__To be done__
No images are to be carried over; print all other material exactly as it stands.

__Supplied material__
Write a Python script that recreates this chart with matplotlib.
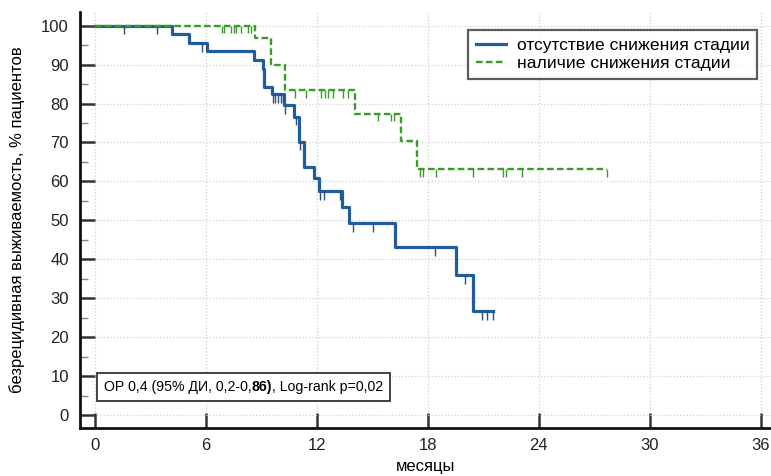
import matplotlib
matplotlib.use('Agg')
import matplotlib.pyplot as plt
import numpy as np
from matplotlib.patches import Rectangle

plt.rcParams['font.family'] = ['Liberation Sans', 'DejaVu Sans']

# отсутствие снижения стадии: моменты событий и доля без рецидива
blue_t = [0, 4.15, 5.08, 6.07, 8.58, 9.07, 9.16, 9.55, 10.24, 10.78, 11.05,
          11.32, 11.82, 12.1, 13.35, 13.75, 16.23, 19.55, 20.45, 21.5]
blue_s = [100, 97.9, 95.5, 93.4, 91.2, 88.8, 84.2, 82.4, 79.6, 76.6, 70.2,
          63.8, 60.8, 57.5, 53.4, 49.3, 43.1, 35.9, 26.7, 26.7]
blue_cens = [1.57, 3.36, 5.77, 9.6, 9.75, 9.9, 10.05, 10.15, 10.28, 10.85,
             11.1, 12.18, 12.4, 13.26, 13.98, 15.06, 18.4, 20.0, 20.95, 21.2, 21.5]

# наличие снижения стадии
green_t = [0, 8.65, 9.51, 10.27, 14.05, 16.54, 17.44, 27.7]
green_s = [100, 96.7, 90.0, 83.4, 77.4, 70.3, 63.2, 63.2]
green_cens = [6.85, 7.0, 7.35, 7.5, 7.65, 7.9, 8.3, 8.45, 10.83, 11.41, 12.22,
              12.45, 12.61, 12.88, 13.39, 13.66, 15.3, 16.0, 16.18, 17.58,
              17.76, 18.46, 20.45, 22.07, 22.25, 23.1, 27.7]

labels = ['отсутствие снижения стадии', 'наличие снижения стадии']
x_ticks = [0, 6, 12, 18, 24, 30, 36]
y_ticks = list(range(0, 101, 10))

blue = '#215d9c'
green = '#3a9a2a'


def level_at(t, times, surv):
    idx = np.searchsorted(times, t, side='right') - 1
    return np.asarray(surv)[idx]


fig = plt.figure(figsize=(7.71, 4.76), dpi=100)
ax = fig.add_axes([0.1038, 0.1008, 0.8962, 0.874])

ax.step(blue_t, blue_s, where='post', color=blue, lw=2.3, label=labels[0], zorder=3)
ax.step(green_t, green_s, where='post', color=green, lw=1.7, dashes=(2.8, 1.4),
        label=labels[1], zorder=4)

# цензурированные наблюдения - короткие штрихи вниз
bl = level_at(blue_cens, blue_t, blue_s)
ax.vlines(blue_cens, bl - 2.2, bl, color='#2a4f80', lw=1.0, zorder=3)
gl = level_at(green_cens, green_t, green_s)
ax.vlines(green_cens, gl - 2.0, gl, color=green, lw=1.0, zorder=4)

ax.set_xlim(-0.81, 36.56)
ax.set_ylim(-3.34, 103.5)
ax.set_xticks(x_ticks)
ax.set_yticks(y_ticks)
ax.set_yticks(np.arange(5, 100, 10), minor=True)
ax.tick_params(axis='both', which='major', direction='in', length=11, width=1.8,
               color='#333333', labelsize=12, labelcolor='#222222', pad=8)
ax.tick_params(axis='y', which='minor', direction='in', length=6, width=1.0,
               color='#888888')
ax.tick_params(axis='x', which='major', pad=7)

for side in ['top', 'right']:
    ax.spines[side].set_visible(False)
for side in ['left', 'bottom']:
    ax.spines[side].set_linewidth(2.0)
    ax.spines[side].set_color('#111111')

ax.grid(True, which='major', color='#d0d0d0', linestyle=':', linewidth=0.9)
ax.set_axisbelow(True)

ax.set_xlabel('месяцы', fontsize=12)
ax.xaxis.set_label_coords(0.5, -0.075)
ax.set_ylabel('безрецидивная выживаемость, % пациентов', fontsize=12)
ax.yaxis.set_label_coords(-0.08, 0.5)

leg = ax.legend(loc='upper right', bbox_to_anchor=(0.98, 0.957), fontsize=12.6,
                frameon=True, fancybox=False, handlelength=1.7, borderaxespad=0,
                borderpad=0.45, labelspacing=0.15, handletextpad=0.6)
leg.get_frame().set_edgecolor('#333333')
leg.get_frame().set_linewidth(1.6)

# подпись с частично жирным текстом
t1 = ax.text(0.034, 0.081, 'ОР 0,4 (95% ДИ, 0,2-0,', transform=ax.transAxes,
             fontsize=10.2, va='bottom', ha='left', zorder=6)
t2 = ax.annotate('86)', xy=(1, 0), xycoords=t1, va='bottom', ha='left',
                 fontsize=10.2, fontweight='bold', zorder=6)
t3 = ax.annotate(', Log-rank p=0,02', xy=(1, 0), xycoords=t2, va='bottom',
                 ha='left', fontsize=10.2, zorder=6)
fig.canvas.draw()
r = fig.canvas.get_renderer()
boxes = [t.get_window_extent(r) for t in (t1, t2, t3)]
x0 = min(b.x0 for b in boxes) - 7
x1 = max(b.x1 for b in boxes) + 7
y0 = min(b.y0 for b in boxes) - 7
y1 = max(b.y1 for b in boxes) + 7
inv = ax.transAxes.inverted()
(ax0, ay0), (ax1, ay1) = inv.transform([(x0, y0), (x1, y1)])
ax.add_patch(Rectangle((ax0, ay0), ax1 - ax0, ay1 - ay0, transform=ax.transAxes,
                       facecolor='white', edgecolor='#333333', lw=1.3, zorder=5))

fig.savefig('out.png', dpi=100)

__Right answer__
Write a Python script that recreates this chart with matplotlib.
import matplotlib
matplotlib.use('Agg')
import matplotlib.pyplot as plt
import numpy as np
from matplotlib.patches import Rectangle

plt.rcParams['font.family'] = ['Liberation Sans', 'DejaVu Sans']

# отсутствие снижения стадии: моменты событий и доля без рецидива
blue_t = [0, 4.15, 5.08, 6.07, 8.58, 9.07, 9.16, 9.55, 10.24, 10.78, 11.05,
          11.32, 11.82, 12.1, 13.35, 13.75, 16.23, 19.55, 20.45, 21.5]
blue_s = [100, 97.9, 95.5, 93.4, 91.2, 88.8, 84.2, 82.4, 79.6, 76.6, 70.2,
          63.8, 60.8, 57.5, 53.4, 49.3, 43.1, 35.9, 26.7, 26.7]
blue_cens = [1.57, 3.36, 5.77, 9.6, 9.75, 9.9, 10.05, 10.15, 10.28, 10.85,
             11.1, 12.18, 12.4, 13.26, 13.98, 15.06, 18.4, 20.0, 20.95, 21.2, 21.5]

# наличие снижения стадии
green_t = [0, 8.65, 9.51, 10.27, 14.05, 16.54, 17.44, 27.7]
green_s = [100, 96.7, 90.0, 83.4, 77.4, 70.3, 63.2, 63.2]
green_cens = [6.85, 7.0, 7.35, 7.5, 7.65, 7.9, 8.3, 8.45, 10.83, 11.41, 12.22,
              12.45, 12.61, 12.88, 13.39, 13.66, 15.3, 16.0, 16.18, 17.58,
              17.76, 18.46, 20.45, 22.07, 22.25, 23.1, 27.7]

labels = ['отсутствие снижения стадии', 'наличие снижения стадии']
x_ticks = [0, 6, 12, 18, 24, 30, 36]
y_ticks = list(range(0, 101, 10))

blue = '#215d9c'
green = '#3a9a2a'


def level_at(t, times, surv):
    idx = np.searchsorted(times, t, side='right') - 1
    return np.asarray(surv)[idx]


fig = plt.figure(figsize=(7.71, 4.76), dpi=100)
ax = fig.add_axes([0.1038, 0.1008, 0.8962, 0.874])

ax.step(blue_t, blue_s, where='post', color=blue, lw=2.3, label=labels[0], zorder=3)
ax.step(green_t, green_s, where='post', color=green, lw=1.7, dashes=(2.8, 1.4),
        label=labels[1], zorder=4)

# цензурированные наблюдения - короткие штрихи вниз
bl = level_at(blue_cens, blue_t, blue_s)
ax.vlines(blue_cens, bl - 2.2, bl, color='#2a4f80', lw=1.0, zorder=3)
gl = level_at(green_cens, green_t, green_s)
ax.vlines(green_cens, gl - 2.0, gl, color=green, lw=1.0, zorder=4)

ax.set_xlim(-0.81, 36.56)
ax.set_ylim(-3.34, 103.5)
ax.set_xticks(x_ticks)
ax.set_yticks(y_ticks)
ax.set_yticks(np.arange(5, 100, 10), minor=True)
ax.tick_params(axis='both', which='major', direction='in', length=11, width=1.8,
               color='#333333', labelsize=12, labelcolor='#222222', pad=8)
ax.tick_params(axis='y', which='minor', direction='in', length=6, width=1.0,
               color='#888888')
ax.tick_params(axis='x', which='major', pad=7)

for side in ['top', 'right']:
    ax.spines[side].set_visible(False)
for side in ['left', 'bottom']:
    ax.spines[side].set_linewidth(2.0)
    ax.spines[side].set_color('#111111')

ax.grid(True, which='major', color='#d0d0d0', linestyle=':', linewidth=0.9)
ax.set_axisbelow(True)

ax.set_xlabel('месяцы', fontsize=12)
ax.xaxis.set_label_coords(0.5, -0.075)
ax.set_ylabel('безрецидивная выживаемость, % пациентов', fontsize=12)
ax.yaxis.set_label_coords(-0.08, 0.5)

leg = ax.legend(loc='upper right', bbox_to_anchor=(0.98, 0.957), fontsize=12.6,
                frameon=True, fancybox=False, handlelength=1.7, borderaxespad=0,
                borderpad=0.45, labelspacing=0.15, handletextpad=0.6)
leg.get_frame().set_edgecolor('#333333')
leg.get_frame().set_linewidth(1.6)

# подпись с частично жирным текстом
t1 = ax.text(0.034, 0.081, 'ОР 0,4 (95% ДИ, 0,2-0,', transform=ax.transAxes,
             fontsize=10.2, va='bottom', ha='left', zorder=6)
t2 = ax.annotate('86)', xy=(1, 0), xycoords=t1, va='bottom', ha='left',
                 fontsize=10.2, fontweight='bold', zorder=6)
t3 = ax.annotate(', Log-rank p=0,02', xy=(1, 0), xycoords=t2, va='bottom',
                 ha='left', fontsize=10.2, zorder=6)
fig.canvas.draw()
r = fig.canvas.get_renderer()
boxes = [t.get_window_extent(r) for t in (t1, t2, t3)]
x0 = min(b.x0 for b in boxes) - 7
x1 = max(b.x1 for b in boxes) + 7
y0 = min(b.y0 for b in boxes) - 7
y1 = max(b.y1 for b in boxes) + 7
inv = ax.transAxes.inverted()
(ax0, ay0), (ax1, ay1) = inv.transform([(x0, y0), (x1, y1)])
ax.add_patch(Rectangle((ax0, ay0), ax1 - ax0, ay1 - ay0, transform=ax.transAxes,
                       facecolor='white', edgecolor='#333333', lw=1.3, zorder=5))

fig.savefig('out.png', dpi=100)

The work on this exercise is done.